The Treasury claims that the average tax burden for all families has fallen, even though the poorest members of society now fall within the income tax net.
A Treasury spokesman said the tax burden on the average family had fallen since 1997.
He said: "This analysis misleadingly claims to represent the average situation, but it is undermined by the carefully-selected assumptions on which it is based."
If there is one body that carefully selects assumptions to craft a favourable impression on statistics, it is Treasury. One wonders if this was a crafted by a cynic, hoping to vent their hypocrisy. The accountants, Smith and Williamson, have argued that the tax burden has risen, and this has occurred. Treasury's argument that it has fallen can be rejected.
If they move home, they can expect to lose more than
half of their annual wages in taxes on income, spending and property,
according to research for The Daily Telegraph by the accountants Smith
& Williamson.
The soaring tax burden has been driven
largely by the number of people falling into the higher stamp duty tax
band on property, along with rising council tax and increases in the
National Insurance contributions.
Smith & Williamson estimates that the total taxes paid by a typical family with two children, buying an ordinary terrace house, have soared from 36p in the pound to 54p since 1997.

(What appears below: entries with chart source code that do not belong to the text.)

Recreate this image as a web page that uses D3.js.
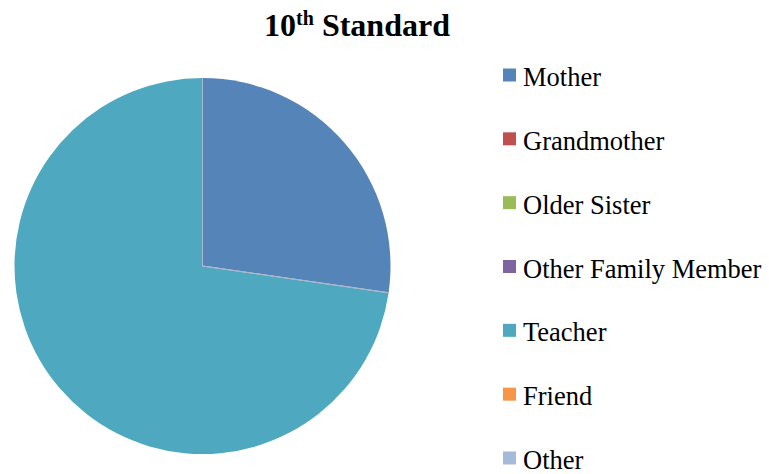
<!DOCTYPE html>
<html>
<head>
<meta charset="utf-8">
<script src="https://cdn.jsdelivr.net/npm/d3@7"></script>
<style>
  body { margin: 0; background: #fff; }
  text { font-family: "Liberation Serif", "Times New Roman", serif; }
</style>
</head>
<body>
<script>
// data
var categories = ["Mother", "Grandmother", "Older Sister", "Other Family Member", "Teacher", "Friend", "Other"];
var values = [3, 0, 0, 0, 8, 0, 0];
var colors = ["#5484b8", "#c0504d", "#9bbb59", "#8064a2", "#4ea8bf", "#f79646", "#a5b9d9"];

var w = 769, h = 474;
var cx = 202.5, cy = 266, r = 188;

var svg = d3.select("body").
append("svg").
attr("width", w).
attr("height", h);

// title
var title = svg.append("text").
attr("x", 357).
attr("y", 36).
attr("text-anchor", "middle").
style("font-size", "32px").
style("font-weight", "bold");
title.append("tspan").text("10");
title.append("tspan").
attr("dy", -11).
style("font-size", "20px").
text("th");
title.append("tspan").
attr("dy", 11).
text(" Standard");

// pie
var pie = d3.pie().sort(null).value(function (d) {return d;});
var arc = d3.arc().innerRadius(0).outerRadius(r);

var color = d3.scaleOrdinal().domain(categories).range(colors);
var slices = pie(values);

var g = svg.append("g").
attr("transform", "translate(" + cx + "," + cy + ")");

g.selectAll("path").
data(slices).
enter().append("path").
attr("d", arc).
attr("fill", function (d, i) {return color(categories[i]);});

// thin slice edges (radial only)
g.selectAll("line").
data(slices).
enter().append("line").
attr("x1", 0).
attr("y1", 0).
attr("x2", function (d) {return r * Math.sin(d.startAngle);}).
attr("y2", function (d) {return -r * Math.cos(d.startAngle);}).
attr("stroke", "#a9b9c9").
attr("stroke-width", 0.8);

// legend
var y = d3.scalePoint().
domain(categories).
range([75, 458]);

var legend = svg.append("g").
selectAll("g").
data(categories).
enter().append("g").
attr("transform", function (d) {return "translate(503," + y(d) + ")";});

legend.append("rect").
attr("x", 0).
attr("y", -6.5).
attr("width", 13).
attr("height", 13).
attr("fill", function (d) {return color(d);});

legend.append("text").
attr("x", 20).
attr("y", 11).
style("font-size", "26.5px").
attr("fill", "#000").
text(function (d) {return d;});
</script>
</body>
</html>
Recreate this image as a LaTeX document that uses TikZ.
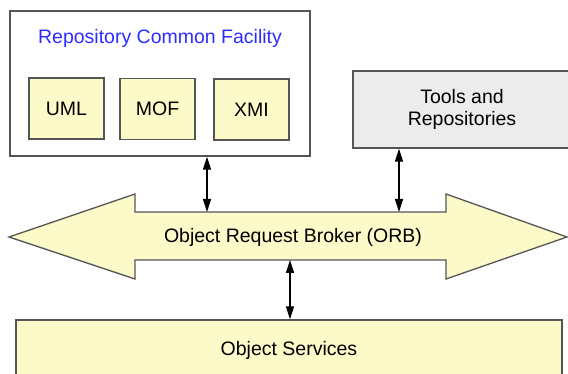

If this study is correct, the cost of moving house has soared with all of the attendant consequences for social mobility. Less people moving house dries up the supply, and unfulfilled demand chasing fewer goods fuels the housing price bubble. People benefit through remortgages from the increase in equity, and our understanding of how the housing market has been structured by tax policy becomes clearer. New Labour's political economy demands asset price bubbles and debt, at the expense of newcomers to the housing market.
The cheapest method to allow aspirant homebuyers back into the market is to abolish stamp duty.